WHAT IS ASKED: Transcribe the listing in full, excluding any pictures.
— begin DATA EXTRACT —
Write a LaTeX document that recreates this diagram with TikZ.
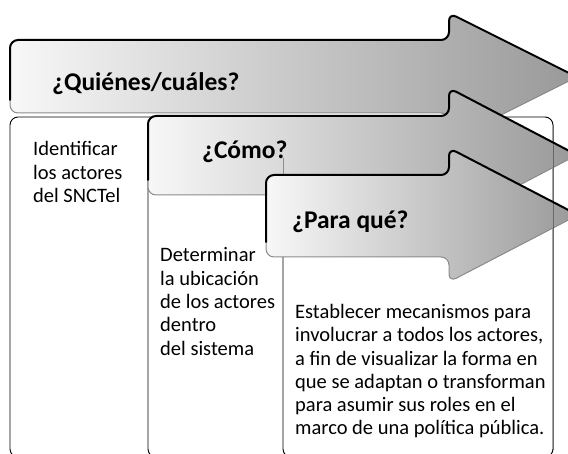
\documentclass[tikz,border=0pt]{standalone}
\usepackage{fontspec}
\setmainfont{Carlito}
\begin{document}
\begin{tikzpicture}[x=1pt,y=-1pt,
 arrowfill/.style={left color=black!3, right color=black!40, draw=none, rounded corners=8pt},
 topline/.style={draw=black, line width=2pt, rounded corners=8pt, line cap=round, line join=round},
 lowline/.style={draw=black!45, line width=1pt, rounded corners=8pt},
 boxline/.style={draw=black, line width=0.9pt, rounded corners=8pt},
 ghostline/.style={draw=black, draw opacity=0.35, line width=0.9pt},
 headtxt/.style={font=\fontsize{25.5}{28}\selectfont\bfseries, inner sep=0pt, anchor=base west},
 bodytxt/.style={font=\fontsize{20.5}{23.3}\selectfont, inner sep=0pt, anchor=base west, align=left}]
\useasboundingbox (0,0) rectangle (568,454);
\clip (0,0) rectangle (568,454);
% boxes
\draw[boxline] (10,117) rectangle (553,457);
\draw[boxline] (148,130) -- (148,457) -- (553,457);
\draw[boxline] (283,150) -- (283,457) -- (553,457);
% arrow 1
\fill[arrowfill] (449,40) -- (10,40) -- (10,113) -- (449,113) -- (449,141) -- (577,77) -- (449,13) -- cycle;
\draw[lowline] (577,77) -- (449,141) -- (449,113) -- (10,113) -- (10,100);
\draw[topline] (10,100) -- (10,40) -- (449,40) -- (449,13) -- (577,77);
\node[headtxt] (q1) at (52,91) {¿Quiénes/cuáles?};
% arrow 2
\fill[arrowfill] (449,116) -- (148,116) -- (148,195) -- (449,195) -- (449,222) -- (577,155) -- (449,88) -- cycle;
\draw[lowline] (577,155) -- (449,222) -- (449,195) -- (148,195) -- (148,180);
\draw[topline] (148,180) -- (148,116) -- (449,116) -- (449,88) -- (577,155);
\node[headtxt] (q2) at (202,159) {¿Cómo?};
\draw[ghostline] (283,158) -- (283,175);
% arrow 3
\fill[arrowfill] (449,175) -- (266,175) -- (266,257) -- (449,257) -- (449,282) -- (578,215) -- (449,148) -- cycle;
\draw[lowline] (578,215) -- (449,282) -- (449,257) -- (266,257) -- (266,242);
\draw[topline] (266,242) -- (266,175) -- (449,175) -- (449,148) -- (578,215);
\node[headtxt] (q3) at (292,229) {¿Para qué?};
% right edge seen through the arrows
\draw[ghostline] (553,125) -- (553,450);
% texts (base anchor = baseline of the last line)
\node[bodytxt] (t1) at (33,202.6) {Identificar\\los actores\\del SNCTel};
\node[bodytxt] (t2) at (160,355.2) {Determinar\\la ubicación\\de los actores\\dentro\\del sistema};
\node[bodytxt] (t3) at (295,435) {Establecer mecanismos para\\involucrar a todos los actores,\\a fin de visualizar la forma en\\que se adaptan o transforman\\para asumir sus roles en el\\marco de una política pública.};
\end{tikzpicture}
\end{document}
— end DATA EXTRACT —
TASK RESULT:
Write a LaTeX document that recreates this diagram with TikZ.
\documentclass[tikz,border=0pt]{standalone}
\usepackage{fontspec}
\setmainfont{Carlito}
\begin{document}
\begin{tikzpicture}[x=1pt,y=-1pt,
 arrowfill/.style={left color=black!3, right color=black!40, draw=none, rounded corners=8pt},
 topline/.style={draw=black, line width=2pt, rounded corners=8pt, line cap=round, line join=round},
 lowline/.style={draw=black!45, line width=1pt, rounded corners=8pt},
 boxline/.style={draw=black, line width=0.9pt, rounded corners=8pt},
 ghostline/.style={draw=black, draw opacity=0.35, line width=0.9pt},
 headtxt/.style={font=\fontsize{25.5}{28}\selectfont\bfseries, inner sep=0pt, anchor=base west},
 bodytxt/.style={font=\fontsize{20.5}{23.3}\selectfont, inner sep=0pt, anchor=base west, align=left}]
\useasboundingbox (0,0) rectangle (568,454);
\clip (0,0) rectangle (568,454);
% boxes
\draw[boxline] (10,117) rectangle (553,457);
\draw[boxline] (148,130) -- (148,457) -- (553,457);
\draw[boxline] (283,150) -- (283,457) -- (553,457);
% arrow 1
\fill[arrowfill] (449,40) -- (10,40) -- (10,113) -- (449,113) -- (449,141) -- (577,77) -- (449,13) -- cycle;
\draw[lowline] (577,77) -- (449,141) -- (449,113) -- (10,113) -- (10,100);
\draw[topline] (10,100) -- (10,40) -- (449,40) -- (449,13) -- (577,77);
\node[headtxt] (q1) at (52,91) {¿Quiénes/cuáles?};
% arrow 2
\fill[arrowfill] (449,116) -- (148,116) -- (148,195) -- (449,195) -- (449,222) -- (577,155) -- (449,88) -- cycle;
\draw[lowline] (577,155) -- (449,222) -- (449,195) -- (148,195) -- (148,180);
\draw[topline] (148,180) -- (148,116) -- (449,116) -- (449,88) -- (577,155);
\node[headtxt] (q2) at (202,159) {¿Cómo?};
\draw[ghostline] (283,158) -- (283,175);
% arrow 3
\fill[arrowfill] (449,175) -- (266,175) -- (266,257) -- (449,257) -- (449,282) -- (578,215) -- (449,148) -- cycle;
\draw[lowline] (578,215) -- (449,282) -- (449,257) -- (266,257) -- (266,242);
\draw[topline] (266,242) -- (266,175) -- (449,175) -- (449,148) -- (578,215);
\node[headtxt] (q3) at (292,229) {¿Para qué?};
% right edge seen through the arrows
\draw[ghostline] (553,125) -- (553,450);
% texts (base anchor = baseline of the last line)
\node[bodytxt] (t1) at (33,202.6) {Identificar\\los actores\\del SNCTel};
\node[bodytxt] (t2) at (160,355.2) {Determinar\\la ubicación\\de los actores\\dentro\\del sistema};
\node[bodytxt] (t3) at (295,435) {Establecer mecanismos para\\involucrar a todos los actores,\\a fin de visualizar la forma en\\que se adaptan o transforman\\para asumir sus roles en el\\marco de una política pública.};
\end{tikzpicture}
\end{document}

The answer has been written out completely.